Update of 19 May 2014 16:00
Five days after the explosion on May 13 at the Soma mine in Turkey, the worst industrial disaster in the history of modern Turkey, the number of victims has risen to 301.
Twenty-four people have been arrested on charges of negligence, including directors and technical managers of the private company that manages the mine, the Soma Komur, including director general Ramazan Dogru, finance director Ulu Ali and operations manager Akin Celik. According to Turkish media, the prosecutor may also decide to arrest mine owner Alp Gurkan. 

This morning, Turkey's Energy Minister Taner Yildiz said that the extremely serious accident during the night between Monday 12 and Tuesday 13 at a mine in western Turkey was caused by a failure in an electrical transformer.
"The drama is even more serious than we thought. It is emerging as the incident with the highest number of deaths ever in Turkey," the minister continued.

The catastrophic event triggered the explosion and fire, causing the blackout of the power system and collapse of part of the underground infrastructure (at a depth of approx. 2,000 metres), where around 780 miners were working at the time.
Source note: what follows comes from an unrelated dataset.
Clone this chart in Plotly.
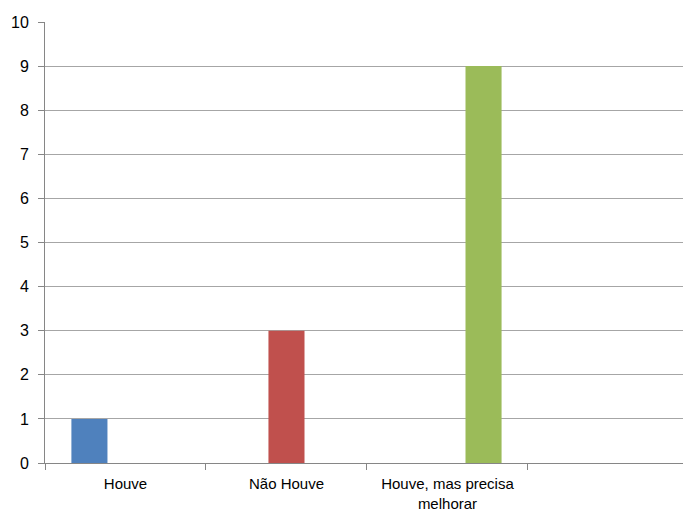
import plotly.graph_objects as go

categories = ["Houve", "Não Houve", "Houve, mas precisa<br>melhorar", " "]
series_names = ["Houve", "Não Houve", "Houve, mas precisa melhorar"]
series_values = [1, 3, 9]
series_colors = ["#4F81BD", "#C0504D", "#9BBB59"]
y_ticks = list(range(0, 11))

bar_w = 0.224
fig = go.Figure()
for i, (name, val, col) in enumerate(zip(series_names, series_values, series_colors)):
    fig.add_trace(go.Bar(x=[categories[i]], y=[val], name=name, marker_color=col,
                         marker_line_width=0, showlegend=False,
                         width=bar_w, offset=-1.5 * bar_w + i * bar_w))
# invisible trace to keep the empty fourth category
fig.add_trace(go.Scatter(x=[categories[3]], y=[0], mode="none", showlegend=False, hoverinfo="skip"))

fig.update_layout(
    width=683, height=513,
    margin=dict(l=45, r=0, t=22, b=50),
    paper_bgcolor="white", plot_bgcolor="white",
    barmode="overlay",
    font=dict(family="Liberation Sans, Arial, sans-serif", size=13, color="#000000"),
    xaxis=dict(
        type="category", categoryorder="array", categoryarray=categories,
        range=[-0.5, 3.463], tickson="boundaries", ticks="outside", ticklen=6,
        tickcolor="#868686", showline=True, linecolor="#868686", linewidth=1,
        showgrid=False, tickfont=dict(size=15), ticklabelstandoff=7,
        automargin=False,
    ),
    yaxis=dict(
        range=[0, 10], tickvals=y_ticks, ticks="outside", ticklen=6,
        tickcolor="#868686", showline=True, linecolor="#868686", linewidth=1,
        showgrid=True, gridcolor="#A6A6A6", gridwidth=1, zeroline=False,
        tickfont=dict(size=16), ticklabelstandoff=6, automargin=False,
    ),
    annotations=[dict(text="Q", xref="paper", yref="paper", x=(417 - 45) / 638, y=1.05,
                      xanchor="center", yanchor="bottom", showarrow=False,
                      font=dict(family="Liberation Serif, serif", size=22, color="#000000"))],
)

fig.write_html("out.html")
At the moment, there are over 232 dead and 300 missing.

Catastrophic events of this magnitude underline the need for life cycle management (LCM - Life Cycle Management) of oil-filled transformers focused on loss (damage) prevention and environmental protection.

To achieve these objectives, Sea Marconi has developed a new line of integrated sustainable analysis, diagnostic and integrated treatment solutions complying with state of the art and with reference technical standards such as IEC 60422, IEC 60296, IEC 60599 and IEC 62697-1. Since 1968, Sea Marconi has acquired exceptional international expertise in more than 50 countries with an ample case history of more than 3,000 clients, 55,000 transformers and a database containing 170,000 diagnoses..
Sea Marconi products, services, technologies and R&D are able to provide owners of electrical equipment with insulating fluids with assistance through the development of integrated protection programmes based on best available techniques (BAT) and best environmental practices (BEP). This approach permits constant monitoring of equipment state of health and extension of service life, in full compliance with the safety of the asset, public health and protection of the environment.


Criticality - TOP EVENT

"Explosion and/or fire incident in oil-filled transformer"
Disaster with explosion and/or fire in an oil-filled transformer, and therefore loss of the asset, with possible impact on the site's environmental matrices (soil, subsoil, water, air and surfaces). This event is ranked among the priority technological risks characterised by direct damage (loss of asset), potential personal injury, indirect damage (loss of production) and environmental damage. This event is typically caused by an electrical failure with yielding of insulation and lack of or deficient electrical and fire protection tripping. It may also be a result of natural events or hostile actions. In the presence of persistent organic pollutants such as PCBs/POPs, this event may also be characterised by high level environmental impact deriving from the formation of highly dangerous cancerogenous, mutagenous, teratogenous compounds also at very low concentrations such as PCDD (dioxin) and PCDF (furans) with negative effects on public health and the environment (Stockholm Convention) and/or with emissions of SF6 (if present in the insulating fluid) which have effects on climate change (Kyoto Protocol).